「9つの雄の鋳型」
ガラスに油彩、鉛線、鉛箔、2枚のガラス板で挟む 66×101.2㎝
偽空間にあたかも9つのそれらしきものが立体的に見えるように置かれている。
「9つの雄の鋳型」と題している。
錯覚という現象が生じる、本来鋳型の中にある形態が外側に有るのかと、否、鋳型であるが外部にもそれとわかるように鋳型に収める形態を外部にも現わしているのかと。もちろん鋳型にそんな配慮入らず徒労である。
百歩譲り、鋳型で作られたものがこのような形態だと暗示しているのであれば、それを視察するしかないが、《雄》という領域を彷彿とさせる根拠に欠けている。
鑑賞者は作家の発言(タイトル)に寄せて考えるが答えは宙に浮いてしまう。決定的な具体性を見出すことができず曖昧なまま受諾してしまう。
この大きな溝、作家の意図と鑑賞者の観察眼は大きく広がったまま関係性の真実を解くことができない。
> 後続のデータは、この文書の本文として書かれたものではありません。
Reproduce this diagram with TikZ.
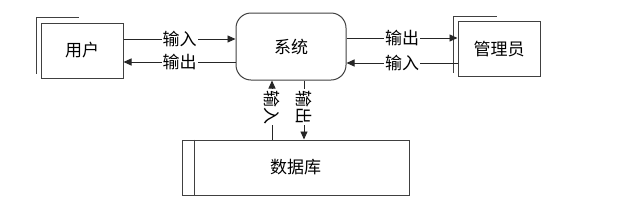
\documentclass[tikz,border=0pt]{standalone}
\usepackage{fontspec}
\newfontfamily\cjk{Noto Sans CJK SC}
\usetikzlibrary{arrows.meta}
\begin{document}
\begin{tikzpicture}[x=1pt,y=-1pt,
  line width=0.9pt, draw=black!80,
  every node/.style={font=\cjk\fontsize{17}{20}\selectfont},
  ent/.style={draw=black!75, line width=1pt, minimum width=82pt, minimum height=55pt, inner sep=0pt},
  proc/.style={draw=black!75, line width=1pt, rounded corners=15pt, minimum width=110pt, minimum height=67pt, inner sep=0pt},
  store/.style={draw=black!75, line width=1pt, minimum width=227pt, minimum height=55pt, inner sep=0pt},
  lbl/.style={fill=white, inner sep=1pt},
  arr/.style={draw=black!85, line width=0.9pt, -{Triangle[length=8pt,width=7pt]}}]
\useasboundingbox (0,0) rectangle (618,207);
\node[ent] (user) at (82,50.5) {用户};
\node[proc] (sys) at (291,46.5) {系统};
\node[ent] (adm) at (499,49) {管理员};
\node[store] (db) at (295.5,167.5) {数据库};
% shadows
\draw[black!75, line width=1pt] ([shift={(-4,-5)}]user.south west) -- ([shift={(-4,-5)}]user.north west) -- ([shift={(-45,-5)}]user.north east);
\draw[black!75, line width=1pt] ([shift={(-4,-4)}]adm.south west) -- ([shift={(-4,-5)}]adm.north west) -- ([shift={(-44,-5)}]adm.north east);
\draw[black!75, line width=1pt] ([xshift=13pt]db.north west) -- ([xshift=13pt]db.south west);
% coordinates
\coordinate (ya) at (0,39);
\coordinate (yb) at (0,62);
\coordinate (yc) at (0,38);
\coordinate (yd) at (0,63);
\coordinate (xl) at (272,0);
\coordinate (xr) at (304,0);
% horizontal arrows
\draw[arr] (user.east |- ya) -- node[lbl] {输入} (sys.west |- ya);
\draw[arr] (sys.west |- yb) -- node[lbl] {输出} (user.east |- yb);
\draw[arr] (sys.east |- yc) -- node[lbl] {输出} (adm.west |- yc);
\draw[arr] (adm.west |- yd) -- node[lbl] {输入} (sys.east |- yd);
% vertical arrows
\draw[arr] (db.north -| xl) -- node[lbl, rotate=-90, pos=0.55] {输入} (sys.south -| xl);
\draw[arr] (sys.south -| xr) -- node[lbl, rotate=-90, pos=0.45] {输出} (db.north -| xr);
\end{tikzpicture}
\end{document}
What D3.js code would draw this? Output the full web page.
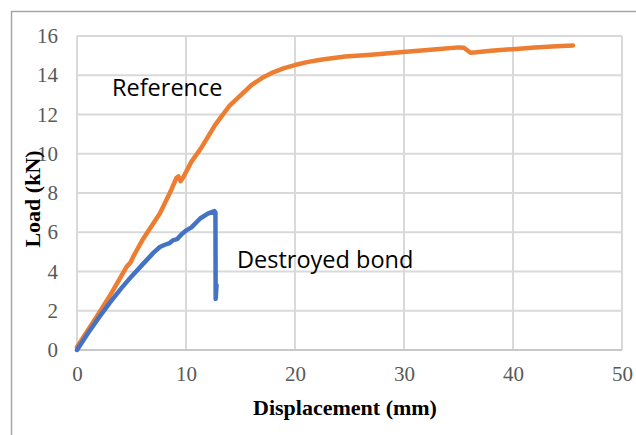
<!DOCTYPE html>
<html>
<head>
	<meta charset="utf-8">
	<script src="https://d3js.org/d3.v7.min.js"></script>
	<title>Load - displacement</title>
	<style>
		body { margin: 0; background: #fff; }
	</style>
</head>
<body>
	<svg></svg>
	<script>
		const width = 636;
		const height = 435;

		// displacement (mm), load (kN)
		const referenceDisp = [0, 1.8, 3.0, 4.56, 4.9, 5.2, 6.0, 7.6, 8.6, 9.1, 9.3, 9.5, 9.7, 10.5, 11.4, 12.66, 14, 15.25, 16, 17.1, 18, 19, 20, 21.2, 22.5, 24.6, 27, 30.2, 33, 35, 35.5, 36.1, 36.6, 38, 40, 42, 44, 45.5];
		const referenceLoad = [0.15, 1.7, 2.75, 4.25, 4.45, 4.8, 5.6, 6.96, 8.1, 8.75, 8.85, 8.6, 8.75, 9.6, 10.3, 11.46, 12.45, 13.1, 13.5, 13.9, 14.15, 14.36, 14.52, 14.68, 14.8, 14.95, 15.05, 15.2, 15.32, 15.42, 15.4, 15.15, 15.17, 15.25, 15.33, 15.42, 15.48, 15.52];

		const destroyedDisp = [0, 1, 2, 3, 4, 5, 6, 7, 7.6, 8.0, 8.5, 8.84, 9.2, 9.6, 10.06, 10.5, 11.3, 12.0, 12.6, 12.7, 12.72, 12.8];
		const destroyedLoad = [0, 0.85, 1.65, 2.4, 3.1, 3.75, 4.35, 4.95, 5.25, 5.35, 5.45, 5.6, 5.65, 5.9, 6.11, 6.25, 6.7, 6.95, 7.08, 7.0, 2.6, 3.3];

		const xTicks = [0, 10, 20, 30, 40, 50];
		const yTicks = [0, 2, 4, 6, 8, 10, 12, 14, 16];

		const series = [
			{name: "Reference", color: "#ed7d31", xs: referenceDisp, ys: referenceLoad},
			{name: "Destroyed bond", color: "#4472c4", xs: destroyedDisp, ys: destroyedLoad}
		];

		const margin = {left: 77, right: 14, top: 36, bottom: 85};

		const x = d3.scaleLinear()
			.domain([0, 50])
			.range([margin.left, width - margin.right]);
		const y = d3.scaleLinear()
			.domain([0, 16])
			.range([height - margin.bottom, margin.top]);

		const svg = d3.select("svg")
			.attr("width", width)
			.attr("height", height)
			.attr("viewBox", [0, 0, width, height]);

		// chart frame (cut by the picture edges)
		svg.append("rect")
			.attr("x", 11.5)
			.attr("y", 11.5)
			.attr("width", 700)
			.attr("height", 500)
			.attr("fill", "none")
			.attr("stroke", "#a6a6a6")
			.attr("stroke-width", 1.5);

		// grid
		svg.append("g")
			.attr("stroke", "#d9d9d9")
			.attr("stroke-width", 2)
			.call(g => g.selectAll(".h").data(yTicks).join("line")
				.attr("x1", x(0)).attr("x2", x(50))
				.attr("y1", d => y(d)).attr("y2", d => y(d)))
			.call(g => g.selectAll(".v").data(xTicks).join("line")
				.attr("y1", y(0)).attr("y2", y(16))
				.attr("x1", d => x(d)).attr("x2", d => x(d)));

		// axes, labels only
		const xAxis = svg.append("g")
			.attr("transform", `translate(0,${y(0)})`)
			.call(d3.axisBottom(x).tickValues(xTicks).tickSize(0).tickPadding(16));
		const yAxis = svg.append("g")
			.attr("transform", `translate(${x(0)},0)`)
			.call(d3.axisLeft(y).tickValues(yTicks).tickSize(0).tickPadding(19));
		[xAxis, yAxis].forEach(a => {
			a.select(".domain").remove();
			a.selectAll("text")
				.attr("fill", "#595959")
				.style("font-family", "'Liberation Serif', 'Times New Roman', serif")
				.style("font-size", "21px");
		});
		svg.append("line")
			.attr("x1", x(0)).attr("x2", x(50))
			.attr("y1", y(0)).attr("y2", y(0))
			.attr("stroke", "#c8c8c8")
			.attr("stroke-width", 2);

		// axis titles
		svg.append("text")
			.attr("x", 345)
			.attr("y", 415)
			.attr("text-anchor", "middle")
			.style("font-family", "'Liberation Serif', 'Times New Roman', serif")
			.style("font-weight", "bold")
			.style("font-size", "22px")
			.text("Displacement (mm)");
		svg.append("text")
			.attr("transform", "translate(40,199) rotate(-90)")
			.attr("text-anchor", "middle")
			.style("font-family", "'Liberation Serif', 'Times New Roman', serif")
			.style("font-weight", "bold")
			.style("font-size", "22px")
			.text("Load (kN)");

		// curves
		const line = d3.line()
			.x(d => x(d[0]))
			.y(d => y(d[1]));

		svg.append("g")
			.selectAll("path")
			.data(series)
			.join("path")
			.attr("d", s => line(d3.zip(s.xs, s.ys)))
			.attr("fill", "none")
			.attr("stroke", s => s.color)
			.attr("stroke-width", 4.5)
			.attr("stroke-linejoin", "round")
			.attr("stroke-linecap", "round");

		// in-plot labels
		const labels = [
			{text: "Reference", x: 112, y: 96},
			{text: "Destroyed bond", x: 237, y: 268}
		];
		svg.append("g")
			.selectAll("text")
			.data(labels)
			.join("text")
			.attr("x", d => d.x)
			.attr("y", d => d.y)
			.style("font-family", "'Open Sans', sans-serif")
			.style("font-size", "23.5px")
			.text(d => d.text);
	</script>
</body>
</html>
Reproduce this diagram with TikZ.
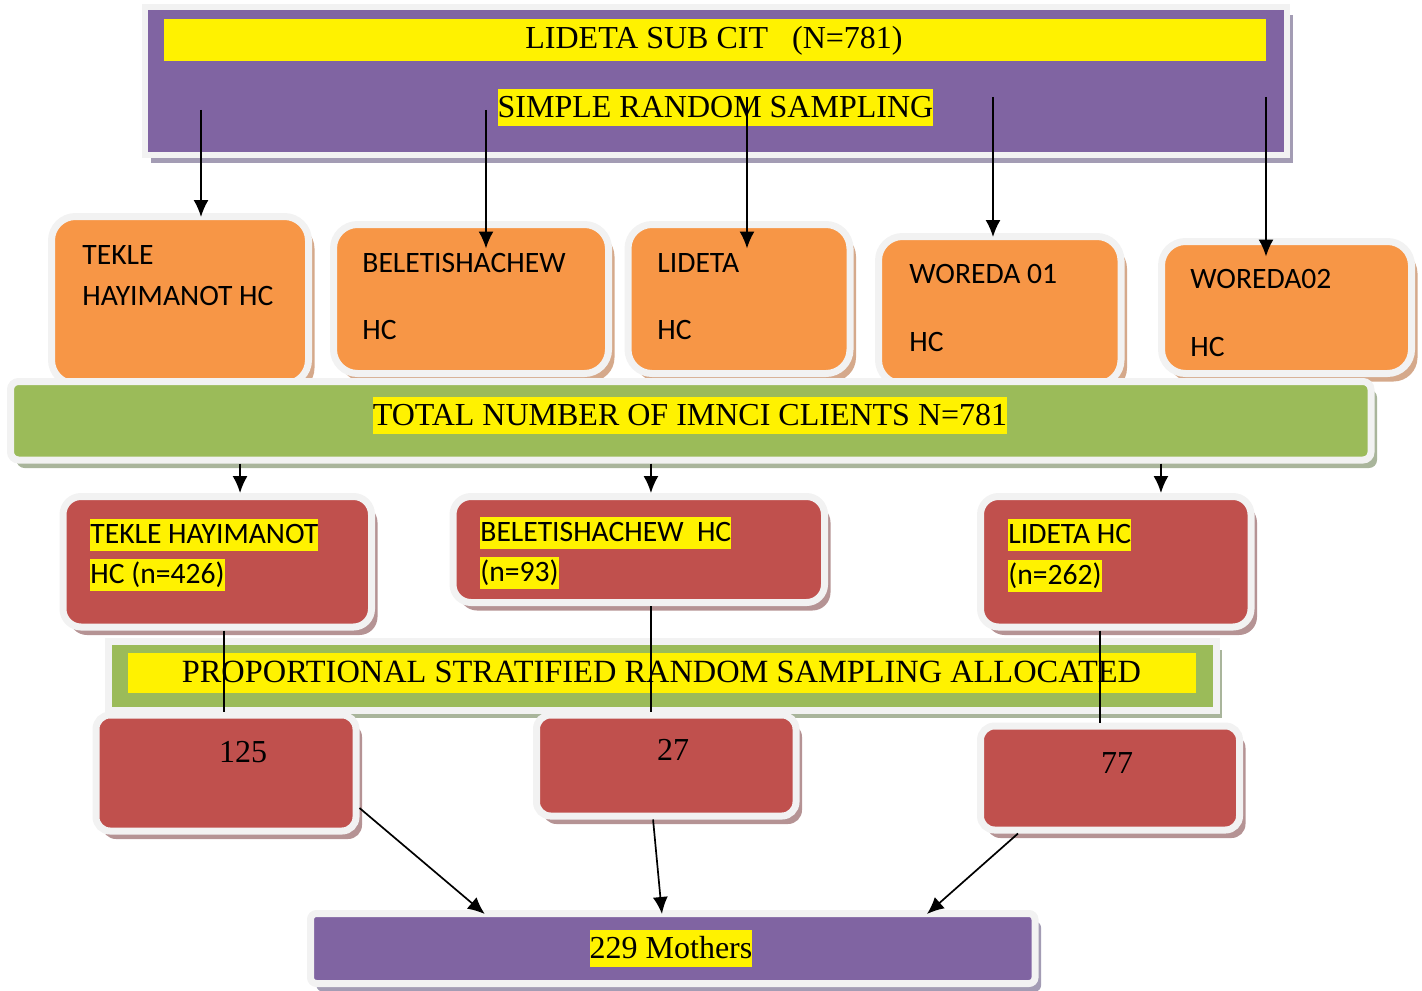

この不審、疑惑に接点を見出せぬまま、何とか鑑賞の妥協点、共通項、肯定感に到ろうとする。
どこまでも続く平行線である《意図と鑑賞の溝》、これこそがデュシャンの眼目ではないか。分かり合えない時空への挑戦。「分かった」と明言するものへの微かな得心、巧妙な世界に亀裂である。